Blog Credo

The whole aim of practical politics is to keep the populace alarmed (and hence clamorous to be led to safety) by menacing it with an endless series of hobgoblins, all of them imaginary.

H.L. Mencken

Wednesday, October 23, 2013

Self Fulfilling Misery


Jon Chait notes something I've noted before.  The current Tea Party movement is much closer to the New Left of the Sixties than to what we think of as conservatism.

This is similar to the argument about Middle American Radicalism.  But he makes the point about the Teaturds being primarily an expression of grievance rather than a cohesive political movement centered around policy goals.  He writes (the reference to the video is about the Weathermen):

If you watch the video above, you’ll see familiar echoes of the recent events in Washington: far-fetched scenarios, confessions that the effort was worthwhile even if it was doomed, even the Gadsden Flag. Its adherents may have wanted to believe they would achieve their goal, but the lack of any plausible path by which the end might follow the means did not trouble them. The demonstration of outrage was a form of politics well suited for a movement that views itself as a hopeless minority in a democratic process rigged against them. It is a (notthe, but a) logical culmination of a movement that loses its now-or-never moment. Everything that has happened since then in Washington: the backlash against Republican efforts at accommodation, the ever greater frenzies of protest, the rejection of traditional notions of compromise and attainability — this is what never looks like.

Seen as a quixotic protest against a changing American, the Teaturd makes sense.  The political nihilism and the pointlessness of the shutdown becomes logical within the framework of protest.

The question is, will those who have policy goals from the political process put up with this nonsense?

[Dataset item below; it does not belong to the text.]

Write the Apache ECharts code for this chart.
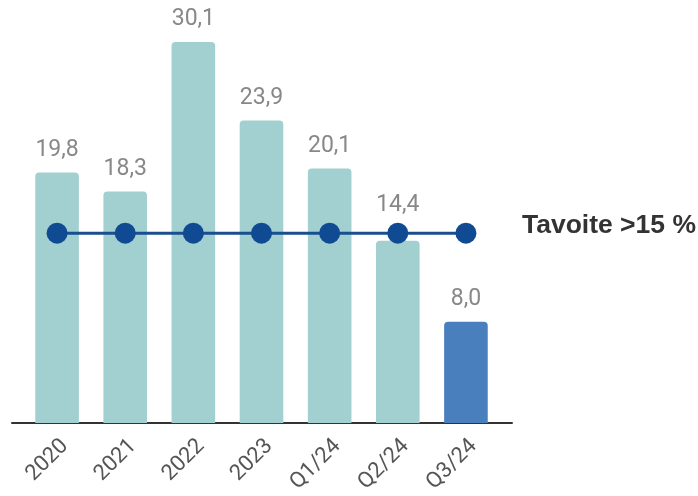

Certainly, we've seen the collapse of support for both the Tea Party and the Republican party.  We've even seen guys like Mike Lee get in trouble at home in Utah.  Utah!  Will the Big Money change over to Democrats?  Probably not. But it could stay home or simply support Wall Street Republicans in primaries.  But 2012 showed that money can't buy everything and there is a critical mass of Teaturd voters in the GOP.

This is perhaps the real measure of the GOP civil war.  The Tea Party is already a losing protest against a changing world.  Will they drag the GOP down with them?